A recent Mercer study conducted between the fourth quarter of 2010 and the second quarter of 2011 involving nearly 30,000 employees in 17 geographic markets reveals that the percentage of workers seriously considering leaving their organization has increased since the last time the survey was conducted.

Hardly surprising, given the prevailing sentiment among a lot of companies that employees should consider themselves lucky to even have a job and benefits – although you’d never get an employer to go on record saying so. Also, the last time employees were surveyed on this issue was prior to the current economic downturn, and loyalty has certainly eroded because of this and other factors affecting the employer/employee contract.

But it’s nonetheless a disturbing trend, particularly in light of all the evidence supporting the connection between people, performance and profitability – how happy, healthy and engaged employees can positively impact an organization’s bottom line.

“The overall employment deal is in a state of flux around the world, with employees rethinking what they want out of the employment relationship,” says Pete Foley, PhD, a Principal and North American Employee Research Leader at Mercer. “Our research shows that, despite the ongoing economic uncertainty, more employees would consider leaving today for a better opportunity.”

Sounds pretty grim, right? All that work we’ve been doing to energize, invigorate and engage employees isn’t producing more loyal workers. If anything, they’ve got one foot out the door, even though the likelihood of finding another job is slimmer than it’s been in years.

Not a good trend.

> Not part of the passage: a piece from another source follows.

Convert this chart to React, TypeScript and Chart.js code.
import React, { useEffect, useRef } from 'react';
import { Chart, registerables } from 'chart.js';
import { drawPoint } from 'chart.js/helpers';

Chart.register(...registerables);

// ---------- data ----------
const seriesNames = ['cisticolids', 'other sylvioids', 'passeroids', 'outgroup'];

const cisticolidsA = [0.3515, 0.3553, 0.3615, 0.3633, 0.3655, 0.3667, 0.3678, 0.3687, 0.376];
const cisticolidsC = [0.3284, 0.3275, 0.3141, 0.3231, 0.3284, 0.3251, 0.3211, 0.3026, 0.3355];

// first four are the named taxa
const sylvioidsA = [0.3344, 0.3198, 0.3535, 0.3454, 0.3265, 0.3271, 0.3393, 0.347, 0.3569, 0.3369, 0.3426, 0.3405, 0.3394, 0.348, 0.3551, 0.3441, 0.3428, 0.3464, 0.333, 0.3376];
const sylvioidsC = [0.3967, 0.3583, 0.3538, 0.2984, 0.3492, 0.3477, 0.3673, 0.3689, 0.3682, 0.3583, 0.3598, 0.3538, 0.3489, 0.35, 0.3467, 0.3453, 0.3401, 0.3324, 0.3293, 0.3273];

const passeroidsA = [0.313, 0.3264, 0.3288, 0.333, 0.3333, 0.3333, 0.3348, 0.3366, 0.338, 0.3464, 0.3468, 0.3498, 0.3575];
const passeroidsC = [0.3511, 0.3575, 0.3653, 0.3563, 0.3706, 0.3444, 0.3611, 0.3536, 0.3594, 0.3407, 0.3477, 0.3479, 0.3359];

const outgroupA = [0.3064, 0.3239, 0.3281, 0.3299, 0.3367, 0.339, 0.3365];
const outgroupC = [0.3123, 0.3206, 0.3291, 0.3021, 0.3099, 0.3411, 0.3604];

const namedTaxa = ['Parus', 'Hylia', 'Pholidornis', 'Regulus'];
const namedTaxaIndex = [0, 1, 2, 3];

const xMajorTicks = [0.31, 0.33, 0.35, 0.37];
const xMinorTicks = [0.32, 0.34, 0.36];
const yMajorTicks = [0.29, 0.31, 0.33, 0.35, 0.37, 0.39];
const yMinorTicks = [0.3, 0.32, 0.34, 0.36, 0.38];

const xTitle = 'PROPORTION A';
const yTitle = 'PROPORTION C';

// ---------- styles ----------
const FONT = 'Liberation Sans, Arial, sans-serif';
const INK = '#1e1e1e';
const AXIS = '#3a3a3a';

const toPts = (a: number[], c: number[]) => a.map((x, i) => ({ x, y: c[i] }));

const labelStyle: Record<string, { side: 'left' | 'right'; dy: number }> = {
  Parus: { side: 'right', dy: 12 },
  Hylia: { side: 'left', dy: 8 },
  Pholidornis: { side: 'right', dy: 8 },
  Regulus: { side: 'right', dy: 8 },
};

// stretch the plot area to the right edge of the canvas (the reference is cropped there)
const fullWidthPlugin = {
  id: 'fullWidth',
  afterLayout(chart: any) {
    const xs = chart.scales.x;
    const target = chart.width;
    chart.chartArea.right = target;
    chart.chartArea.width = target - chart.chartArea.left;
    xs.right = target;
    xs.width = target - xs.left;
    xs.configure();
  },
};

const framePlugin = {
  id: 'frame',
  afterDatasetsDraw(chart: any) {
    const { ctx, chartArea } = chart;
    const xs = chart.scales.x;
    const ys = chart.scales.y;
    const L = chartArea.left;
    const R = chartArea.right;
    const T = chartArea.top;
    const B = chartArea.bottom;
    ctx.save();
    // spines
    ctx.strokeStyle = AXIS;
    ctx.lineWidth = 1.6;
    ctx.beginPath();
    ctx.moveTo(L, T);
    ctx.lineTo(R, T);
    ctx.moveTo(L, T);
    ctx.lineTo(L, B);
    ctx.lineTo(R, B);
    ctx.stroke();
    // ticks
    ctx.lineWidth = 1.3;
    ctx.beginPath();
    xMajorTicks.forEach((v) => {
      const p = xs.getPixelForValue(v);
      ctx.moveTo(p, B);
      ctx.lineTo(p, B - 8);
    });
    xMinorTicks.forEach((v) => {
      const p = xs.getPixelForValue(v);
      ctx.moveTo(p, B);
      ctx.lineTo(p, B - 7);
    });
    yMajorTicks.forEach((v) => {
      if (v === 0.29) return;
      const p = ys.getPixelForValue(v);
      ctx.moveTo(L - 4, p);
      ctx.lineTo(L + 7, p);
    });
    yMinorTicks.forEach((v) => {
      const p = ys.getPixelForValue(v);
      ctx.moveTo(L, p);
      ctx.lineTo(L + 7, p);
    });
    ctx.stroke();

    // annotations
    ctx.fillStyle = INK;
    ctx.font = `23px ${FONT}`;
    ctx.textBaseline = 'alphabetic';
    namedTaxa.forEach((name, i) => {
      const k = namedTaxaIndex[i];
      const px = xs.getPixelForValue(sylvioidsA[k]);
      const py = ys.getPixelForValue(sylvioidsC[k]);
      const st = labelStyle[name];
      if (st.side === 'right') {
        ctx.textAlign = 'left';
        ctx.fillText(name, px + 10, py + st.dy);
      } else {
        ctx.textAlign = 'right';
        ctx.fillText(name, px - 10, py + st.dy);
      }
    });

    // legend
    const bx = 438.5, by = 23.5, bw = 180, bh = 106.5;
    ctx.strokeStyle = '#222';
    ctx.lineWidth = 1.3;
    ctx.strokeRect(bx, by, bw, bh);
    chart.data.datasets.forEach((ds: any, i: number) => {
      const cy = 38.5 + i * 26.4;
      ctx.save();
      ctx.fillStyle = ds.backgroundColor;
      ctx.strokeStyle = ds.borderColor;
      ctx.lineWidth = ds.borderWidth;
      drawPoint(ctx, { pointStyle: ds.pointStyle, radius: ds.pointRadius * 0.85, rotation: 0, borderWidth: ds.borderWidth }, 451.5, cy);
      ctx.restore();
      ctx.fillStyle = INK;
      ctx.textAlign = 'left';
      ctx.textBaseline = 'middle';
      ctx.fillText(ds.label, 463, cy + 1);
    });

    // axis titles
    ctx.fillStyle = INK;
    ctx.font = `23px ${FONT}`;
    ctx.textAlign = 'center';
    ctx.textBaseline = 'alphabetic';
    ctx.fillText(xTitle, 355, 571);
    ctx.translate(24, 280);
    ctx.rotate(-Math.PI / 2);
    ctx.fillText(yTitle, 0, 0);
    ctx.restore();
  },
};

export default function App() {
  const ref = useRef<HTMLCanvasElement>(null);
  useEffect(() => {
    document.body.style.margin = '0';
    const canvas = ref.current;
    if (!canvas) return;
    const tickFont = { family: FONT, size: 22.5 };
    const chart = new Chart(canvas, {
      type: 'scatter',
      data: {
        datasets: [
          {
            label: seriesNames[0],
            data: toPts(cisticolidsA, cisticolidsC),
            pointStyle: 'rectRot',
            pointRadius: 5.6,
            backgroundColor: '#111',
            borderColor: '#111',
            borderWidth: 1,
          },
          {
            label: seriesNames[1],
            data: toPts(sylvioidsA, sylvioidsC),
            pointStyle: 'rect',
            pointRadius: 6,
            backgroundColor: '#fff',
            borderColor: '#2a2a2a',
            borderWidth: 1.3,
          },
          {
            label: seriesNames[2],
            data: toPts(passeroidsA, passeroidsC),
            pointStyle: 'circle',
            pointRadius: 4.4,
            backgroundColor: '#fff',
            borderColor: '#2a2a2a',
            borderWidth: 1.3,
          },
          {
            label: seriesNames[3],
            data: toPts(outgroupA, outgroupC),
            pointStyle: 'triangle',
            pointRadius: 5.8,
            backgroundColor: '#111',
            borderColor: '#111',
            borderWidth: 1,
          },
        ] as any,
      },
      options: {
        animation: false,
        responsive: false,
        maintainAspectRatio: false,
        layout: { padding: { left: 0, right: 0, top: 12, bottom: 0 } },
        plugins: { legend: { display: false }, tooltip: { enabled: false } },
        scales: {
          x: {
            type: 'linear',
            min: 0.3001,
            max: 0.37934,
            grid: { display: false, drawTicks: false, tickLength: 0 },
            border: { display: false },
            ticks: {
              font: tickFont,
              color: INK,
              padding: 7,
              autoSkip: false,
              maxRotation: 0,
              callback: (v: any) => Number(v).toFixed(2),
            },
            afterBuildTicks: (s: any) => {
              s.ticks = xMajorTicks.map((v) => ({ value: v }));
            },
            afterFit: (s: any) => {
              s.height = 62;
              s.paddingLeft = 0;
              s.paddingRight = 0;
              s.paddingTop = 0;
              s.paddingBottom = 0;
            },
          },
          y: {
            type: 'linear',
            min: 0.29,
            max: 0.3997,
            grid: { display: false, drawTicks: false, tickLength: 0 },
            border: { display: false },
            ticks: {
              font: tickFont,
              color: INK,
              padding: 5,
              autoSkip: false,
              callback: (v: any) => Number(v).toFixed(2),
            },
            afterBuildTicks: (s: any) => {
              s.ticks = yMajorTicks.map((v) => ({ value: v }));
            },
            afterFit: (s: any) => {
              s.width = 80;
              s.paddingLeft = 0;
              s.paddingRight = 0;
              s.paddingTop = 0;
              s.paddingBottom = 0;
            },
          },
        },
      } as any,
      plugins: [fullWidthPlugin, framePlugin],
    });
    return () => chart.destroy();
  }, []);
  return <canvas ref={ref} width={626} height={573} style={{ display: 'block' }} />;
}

But like they say about the weather in New England: “If you don’t like it, just wait a few minutes.”

Where’s The Disconnect?

Another survey by human capital consulting firm Randstad, released within days of the Mercer study, finds that a majority of U.S. employees are highly engaged and happy in their jobs. That’s right. According to the latest Randstad Employee Attachment Index, 78% of respondents report feeling inspired to do their best at work; 76% are proud to work for their companies; and 66% enjoy going to work every day. Likewise, researchers found that employee volatility is down, with 60% reporting they would not give consideration to or accept a new job offer in the next six months.

Where’s the disconnect? How can two studies talk to essentially the same people and come up with results that seem so diametrically opposed? The explanation, as in a lot of cases, is in the fine print – and even between the lines.

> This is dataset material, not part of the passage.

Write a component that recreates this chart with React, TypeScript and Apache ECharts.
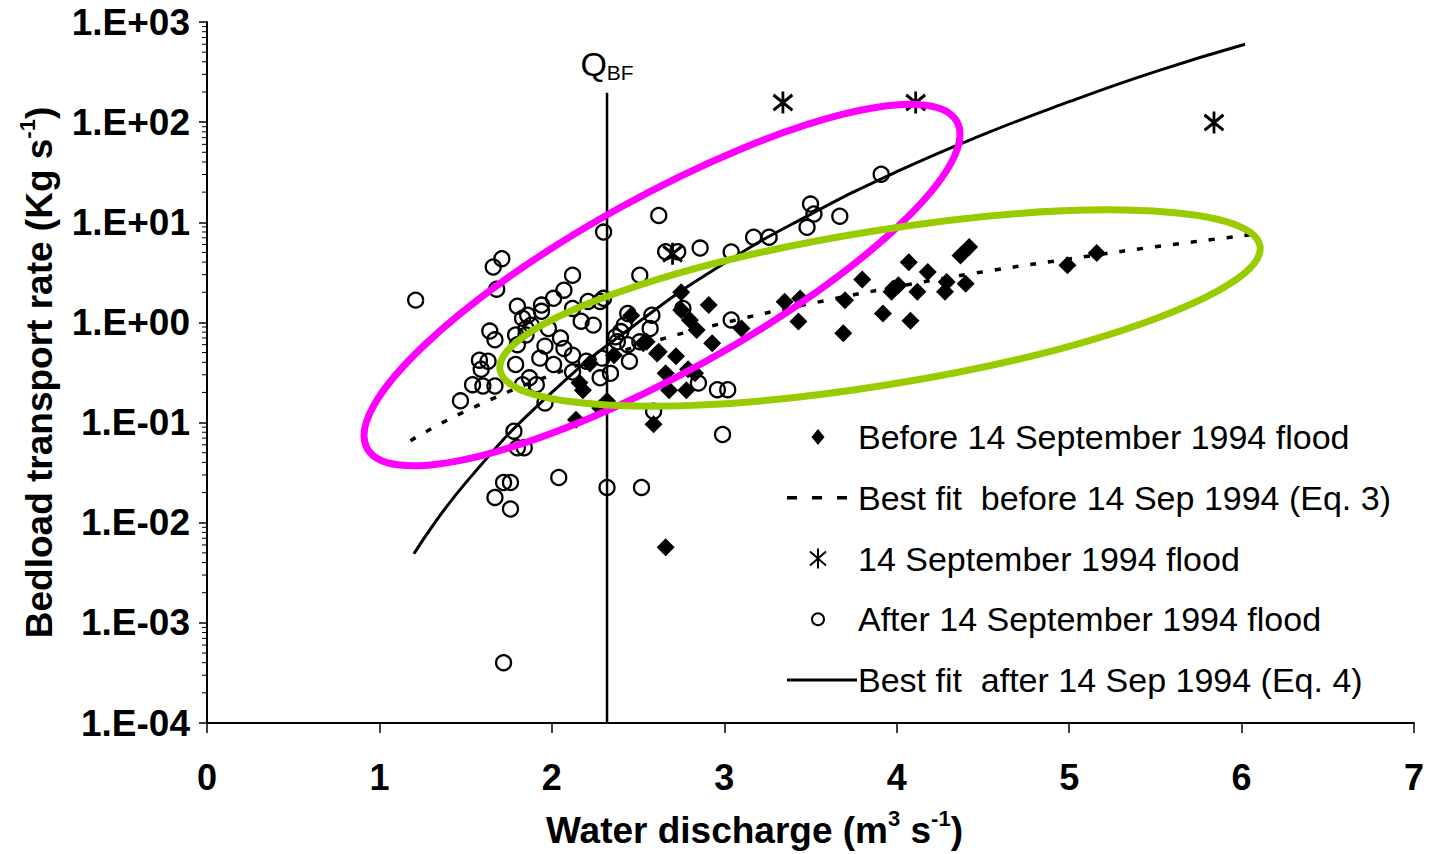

Randstad researchers note that “attachment is achieved by combining engagement and retention strategies to create a stronger bond with employees.” So when questions and responses contain words like “inspired” and “proud” and “enjoy,” it may sound like engagement, but is it really? And let’s not forget that even though 60% said they wouldn’t accept a new job offer in the next six months, what’s the likelihood that this situation is going to come up given the current economic environment? And this leaves another 40% who supposedly would jump ship if the opportunity presented itself. Even the researchers at Randstad note that “almost a third (29%) of the most highly engaged employees are likely to seriously consider a new job within the next six months, [and] nearly 20% more of these most engaged workers would accept a job if offered in the next six months.”

Highly engaged and happy? Maybe.

The Real Question

The most important point here has to do with interpretation. In a lot of cases it comes down to what you ask, how you ask – even what you don’t ask. Something to keep in mind the next time you’re designing or tabulating an engagement survey.

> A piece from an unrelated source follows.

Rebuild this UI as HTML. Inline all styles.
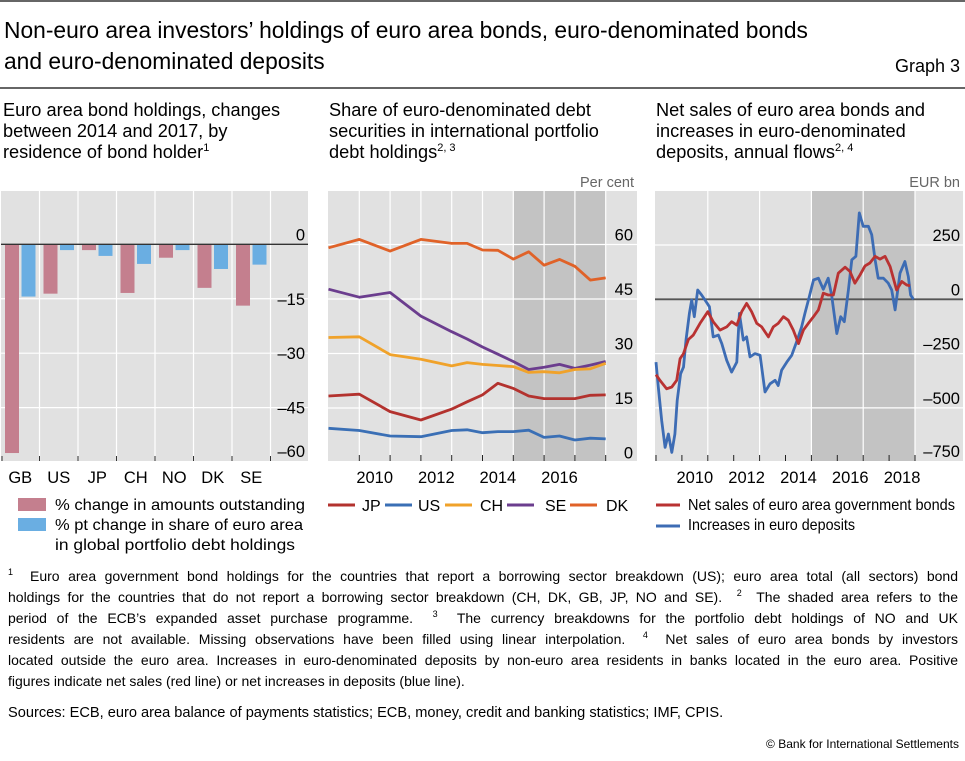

For example, in the Mercer study it turns out that the rise in the number of workers seriously considering leaving their organization (the so-called “decline in loyalty”) amounts to an increase of just nine percentage points over five years – from 23% in 2005 to 32% in 2010. Frankly, given the huge changes in the world economy and job market that have occurred in that span, it’s amazing that the increase is that small. In light of major cuts in benefits and bargaining power and rising costs of health care and commuting over the past five years, is it any wonder that more people would at least be thinking about leaving for another job?

But what about the 66% of respondents in the Randstad survey who say they “enjoy going to work every day” and the 76% who say they’re “proud to work for their companies”? How does that fit with Mercer’s declining loyalty data?

Looking at both sets of numbers, we see that they’re really not at odds. Pride and loyalty aren’t necessarily the same thing. In other words, you may say you enjoy going to work every day and you’re proud of what you do, but is it because you love your job and would never leave, or because the unemployment rate in 2005 was about half what it was in 2010 and that prospect scares you to death?

Similarly, just because you’re “attached” doesn’t mean you can’t dream of something better – even if the likelihood of that happening in this day and age is pretty slim. In this case, as in others, applying the same timeframe to both sets of data provides added insight. 

So let’s make sure we challenge our assumptions, question the numbers and apply the proper contextual information. Then we can more easily determine what’s an apple, what’s an orange and what’s fruit salad.